> Sono passati sette anni dall’inizio della grande
> crisi, cinque anni dal sisma
> dell’Aquila, cinque anni dall’ultimo Congresso della CGIL.
> Da allora si sono susseguiti arretramenti e
> sconfitte per la maggior parte di noi.
> La condizione delle donne, degli uomini, dei giovani che la CGIL presume di
> rappresentare sono peggiorate. E sono
> peggiorate le condizioni degli abitanti di questo limbo dell’entroterra
> dell’Abruzzo
> terremotato.
> Purtroppo il sindacato è stato subalterno alla
> logica dello stato
> d’eccezione
> che la Protezione Civile ha assunto come forma di governo autoritario
> all’indomani della tragedia del 6 aprile. Quel presupposto,
> anche se in altre forme, domina
> ancora la scena politica e sociale dell’intero territorio contaminando il
> cuore e l’anima
> dell’intera popolazione.
> La ricostruzione non riparte e tuttavia c’è un evidente
> paradosso: la Fillea (Federazione Italiana Lavoratori Edilizia e del Legno),che
> teoricamente dovrebbe fare un pieno di iscritti invece
> ha gravi difficoltà.
> Quindi sale spontanea una domanda: il
> sindacato, di fronte alla evidenza più eclatante, quella di una
> “avarizia” governativa senza limiti che ammanta la propria insipienza
> con un proliferare di norme, regole, riforme presunte e/o minacciate, quali
> forme di protesta ha messo in campo? Nulla! Infatti oggi la città
> è morta. Siamo già sul piano inclinato di una “moderna Pompei”. In generale,
> anche in ambito italiano, le condizioni di arretramento salariale, di vita,
> culturale, psicologica è devastante.
> Nella peggior crisi dal dopoguerra, mentre tutte le
> conquiste sociali svaniscono come neve al sole, la CGIL ha completamente
> sbagliato strada. Non è stata all’altezza della
> sfida e nemmeno alla propria lunga storia passata.
> I suoi punti di riferimento, di consenso e legittimazione,
> non sono più le masse di lavoratrici e lavoratori, studenti,
> precari, disoccupati, migranti, ma il sistema istituzionale, i
> partiti. Questo aspetto risulta tanto più negativo, soprattutto perché
> siamo in presenza di una crisi di legittimità, e di consenso di ogni
> apparato istituzionale. Il disastro ha ulteriormente
> allargata questa distanza, diventata ormai siderale. Siamo in presenza
> di una democrazia oligarchica. Essa si riflette in tutte le istanze
> della rappresentanza. Il sindacato così come configurato è parte
> del problema. La legge sulla rappresentanza pomposamente chiamata
> “Testo Unico”, così come l'”Italicum”, sono un tuttuno autoritario, e
> costituiscono un attacco alla Costituzione.

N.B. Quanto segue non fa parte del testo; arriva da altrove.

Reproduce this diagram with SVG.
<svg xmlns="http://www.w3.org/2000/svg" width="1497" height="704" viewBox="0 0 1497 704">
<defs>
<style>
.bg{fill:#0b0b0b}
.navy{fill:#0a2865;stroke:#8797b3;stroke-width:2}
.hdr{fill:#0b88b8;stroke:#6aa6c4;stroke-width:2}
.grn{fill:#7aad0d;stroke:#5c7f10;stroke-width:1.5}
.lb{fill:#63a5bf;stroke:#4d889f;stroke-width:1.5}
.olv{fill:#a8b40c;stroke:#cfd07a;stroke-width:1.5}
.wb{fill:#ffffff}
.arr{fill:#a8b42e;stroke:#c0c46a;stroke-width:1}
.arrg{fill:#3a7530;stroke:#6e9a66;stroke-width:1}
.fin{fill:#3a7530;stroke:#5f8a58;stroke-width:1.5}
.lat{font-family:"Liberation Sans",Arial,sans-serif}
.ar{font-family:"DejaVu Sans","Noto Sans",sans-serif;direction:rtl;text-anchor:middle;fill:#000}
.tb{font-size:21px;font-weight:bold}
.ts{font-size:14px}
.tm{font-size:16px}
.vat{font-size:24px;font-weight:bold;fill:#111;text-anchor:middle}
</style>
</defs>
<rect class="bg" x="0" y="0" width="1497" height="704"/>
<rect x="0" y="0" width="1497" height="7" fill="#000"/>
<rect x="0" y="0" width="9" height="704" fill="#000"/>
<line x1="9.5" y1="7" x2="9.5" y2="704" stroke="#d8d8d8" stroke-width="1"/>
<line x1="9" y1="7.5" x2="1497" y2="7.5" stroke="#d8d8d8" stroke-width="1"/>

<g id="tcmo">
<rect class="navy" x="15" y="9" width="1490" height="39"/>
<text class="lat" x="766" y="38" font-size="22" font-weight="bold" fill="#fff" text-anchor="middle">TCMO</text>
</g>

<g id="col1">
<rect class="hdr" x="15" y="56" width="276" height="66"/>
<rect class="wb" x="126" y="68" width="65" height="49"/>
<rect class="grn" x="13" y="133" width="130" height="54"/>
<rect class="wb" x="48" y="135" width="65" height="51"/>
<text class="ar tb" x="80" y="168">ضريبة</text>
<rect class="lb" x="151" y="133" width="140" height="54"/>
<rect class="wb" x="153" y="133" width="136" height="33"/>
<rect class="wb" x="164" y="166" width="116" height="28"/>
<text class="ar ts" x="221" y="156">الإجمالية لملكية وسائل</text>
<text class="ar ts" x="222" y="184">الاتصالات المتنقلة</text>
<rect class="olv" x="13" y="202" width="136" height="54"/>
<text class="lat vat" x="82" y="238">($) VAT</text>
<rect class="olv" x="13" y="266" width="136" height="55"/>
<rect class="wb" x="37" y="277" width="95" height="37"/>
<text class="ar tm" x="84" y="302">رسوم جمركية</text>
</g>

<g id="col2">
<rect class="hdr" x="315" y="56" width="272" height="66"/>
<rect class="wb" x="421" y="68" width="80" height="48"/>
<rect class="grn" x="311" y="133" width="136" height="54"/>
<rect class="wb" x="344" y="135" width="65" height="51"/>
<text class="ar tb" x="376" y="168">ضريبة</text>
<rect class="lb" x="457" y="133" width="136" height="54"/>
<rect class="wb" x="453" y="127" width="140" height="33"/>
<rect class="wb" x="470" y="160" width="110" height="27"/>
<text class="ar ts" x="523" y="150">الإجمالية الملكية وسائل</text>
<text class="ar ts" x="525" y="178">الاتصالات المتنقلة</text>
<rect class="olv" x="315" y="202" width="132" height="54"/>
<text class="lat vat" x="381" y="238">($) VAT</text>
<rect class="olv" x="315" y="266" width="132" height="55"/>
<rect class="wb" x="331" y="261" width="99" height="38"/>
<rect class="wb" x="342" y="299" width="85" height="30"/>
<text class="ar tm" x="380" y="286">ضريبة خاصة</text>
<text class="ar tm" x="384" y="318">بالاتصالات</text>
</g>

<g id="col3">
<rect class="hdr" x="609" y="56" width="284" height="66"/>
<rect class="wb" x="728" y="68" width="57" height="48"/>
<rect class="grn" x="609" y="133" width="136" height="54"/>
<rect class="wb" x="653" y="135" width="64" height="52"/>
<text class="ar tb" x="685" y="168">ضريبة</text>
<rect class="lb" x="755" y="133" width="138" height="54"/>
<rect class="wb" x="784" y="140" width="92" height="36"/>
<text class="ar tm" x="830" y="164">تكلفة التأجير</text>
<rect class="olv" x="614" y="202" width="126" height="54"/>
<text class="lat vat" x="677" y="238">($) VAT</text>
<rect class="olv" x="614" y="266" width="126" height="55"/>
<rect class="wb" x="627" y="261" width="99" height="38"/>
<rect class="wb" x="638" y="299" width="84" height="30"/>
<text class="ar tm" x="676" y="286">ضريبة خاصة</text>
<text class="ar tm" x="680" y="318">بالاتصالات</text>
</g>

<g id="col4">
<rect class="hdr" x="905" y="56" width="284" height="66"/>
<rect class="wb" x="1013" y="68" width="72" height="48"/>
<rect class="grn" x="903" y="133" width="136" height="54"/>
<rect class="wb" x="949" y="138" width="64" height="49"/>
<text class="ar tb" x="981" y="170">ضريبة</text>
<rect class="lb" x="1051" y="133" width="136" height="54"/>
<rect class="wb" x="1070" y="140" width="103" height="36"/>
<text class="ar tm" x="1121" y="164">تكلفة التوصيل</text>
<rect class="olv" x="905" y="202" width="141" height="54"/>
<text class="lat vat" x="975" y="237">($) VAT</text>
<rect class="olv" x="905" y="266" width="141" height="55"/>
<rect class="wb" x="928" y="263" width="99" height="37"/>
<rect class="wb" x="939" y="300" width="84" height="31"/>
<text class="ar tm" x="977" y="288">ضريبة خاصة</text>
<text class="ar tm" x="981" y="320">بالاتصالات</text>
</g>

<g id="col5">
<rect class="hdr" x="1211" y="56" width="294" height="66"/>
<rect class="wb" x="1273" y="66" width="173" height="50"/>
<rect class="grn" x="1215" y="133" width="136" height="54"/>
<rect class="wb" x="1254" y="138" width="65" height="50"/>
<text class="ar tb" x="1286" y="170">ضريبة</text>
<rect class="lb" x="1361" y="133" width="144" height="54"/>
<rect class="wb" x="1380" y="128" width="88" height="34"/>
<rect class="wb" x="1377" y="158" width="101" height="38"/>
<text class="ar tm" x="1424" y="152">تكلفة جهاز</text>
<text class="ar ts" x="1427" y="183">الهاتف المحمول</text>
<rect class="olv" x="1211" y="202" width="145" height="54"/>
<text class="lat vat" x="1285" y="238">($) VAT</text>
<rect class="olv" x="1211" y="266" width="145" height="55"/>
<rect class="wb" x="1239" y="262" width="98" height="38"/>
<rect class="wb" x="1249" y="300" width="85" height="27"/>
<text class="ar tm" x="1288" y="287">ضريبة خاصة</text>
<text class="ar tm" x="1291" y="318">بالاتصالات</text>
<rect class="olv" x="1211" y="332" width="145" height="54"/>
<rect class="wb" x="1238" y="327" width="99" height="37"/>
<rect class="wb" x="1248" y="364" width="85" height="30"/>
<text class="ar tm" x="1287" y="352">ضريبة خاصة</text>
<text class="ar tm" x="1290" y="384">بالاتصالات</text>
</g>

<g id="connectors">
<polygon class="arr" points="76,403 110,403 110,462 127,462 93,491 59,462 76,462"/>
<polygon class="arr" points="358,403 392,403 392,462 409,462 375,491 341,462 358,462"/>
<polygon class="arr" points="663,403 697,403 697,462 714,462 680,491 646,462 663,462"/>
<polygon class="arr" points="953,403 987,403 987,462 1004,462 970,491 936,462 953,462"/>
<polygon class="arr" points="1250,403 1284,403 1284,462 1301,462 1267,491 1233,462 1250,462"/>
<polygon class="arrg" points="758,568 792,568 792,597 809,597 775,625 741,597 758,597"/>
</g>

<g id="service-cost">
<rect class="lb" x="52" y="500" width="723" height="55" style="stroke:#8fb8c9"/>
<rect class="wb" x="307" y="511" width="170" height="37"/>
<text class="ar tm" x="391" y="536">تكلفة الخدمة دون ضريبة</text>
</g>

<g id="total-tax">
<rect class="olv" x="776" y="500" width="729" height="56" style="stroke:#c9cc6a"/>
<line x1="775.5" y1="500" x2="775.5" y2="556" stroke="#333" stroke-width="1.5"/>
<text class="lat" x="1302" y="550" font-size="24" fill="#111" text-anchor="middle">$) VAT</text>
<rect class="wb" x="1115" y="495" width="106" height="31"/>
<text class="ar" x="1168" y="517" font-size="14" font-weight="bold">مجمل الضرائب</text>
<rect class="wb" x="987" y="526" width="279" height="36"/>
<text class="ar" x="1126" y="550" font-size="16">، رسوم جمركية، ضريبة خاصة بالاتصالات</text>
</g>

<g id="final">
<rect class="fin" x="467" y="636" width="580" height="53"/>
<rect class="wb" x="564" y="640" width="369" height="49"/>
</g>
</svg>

> Tutti i più grandi costituzionalisti democratici convengono
> su questo pericolo. Intanto i governi continuano con le politiche
> di austerità che distruggono quanto rimasto dello stato sociale.
> Scuola, sanità, pensioni, previdenza sono sotto il
> più sfrenato attacco. Queste direttive hanno l’imprimatur del pilota
> automatico imposto dalla BCE e dai trattati europei. La democrazia
> economica e sociale in questo paese non esiste più, le decisioni vengono prese a Bruxelles. Qualità della vita
> e democrazia appartengono
> ad un altro periodo storico. Il sindacato è del tutto subalterno alle logiche
> del capitale multinazionale e finanziario. Ma non è solo il gruppo
> dirigente ad essere subalterno e complice con questa
> situazione.
> L’intero corpo della CGIL ha assorbito dentro di sé l’acronimo
> T.I.N.A. di tacheriana memoria: “Non c’è Alternativa
Tutti conoscono degli esiti disastrosi della crisi
ma essa stessa diventa forma di governo,
> arnese di decisioni tirannicide e di ristrutturazione capitalista.
> Il sindacato è ormai complice di questo processo. Noi pensiamo
> che ci siano e sia possibile percorrere altre strade. Per tutti
> questi motivi usciamo dalla CGIL. Riconsegno la tessera che per
> tantissimi lavoratori è stato vanto di militanza sindacale e civile.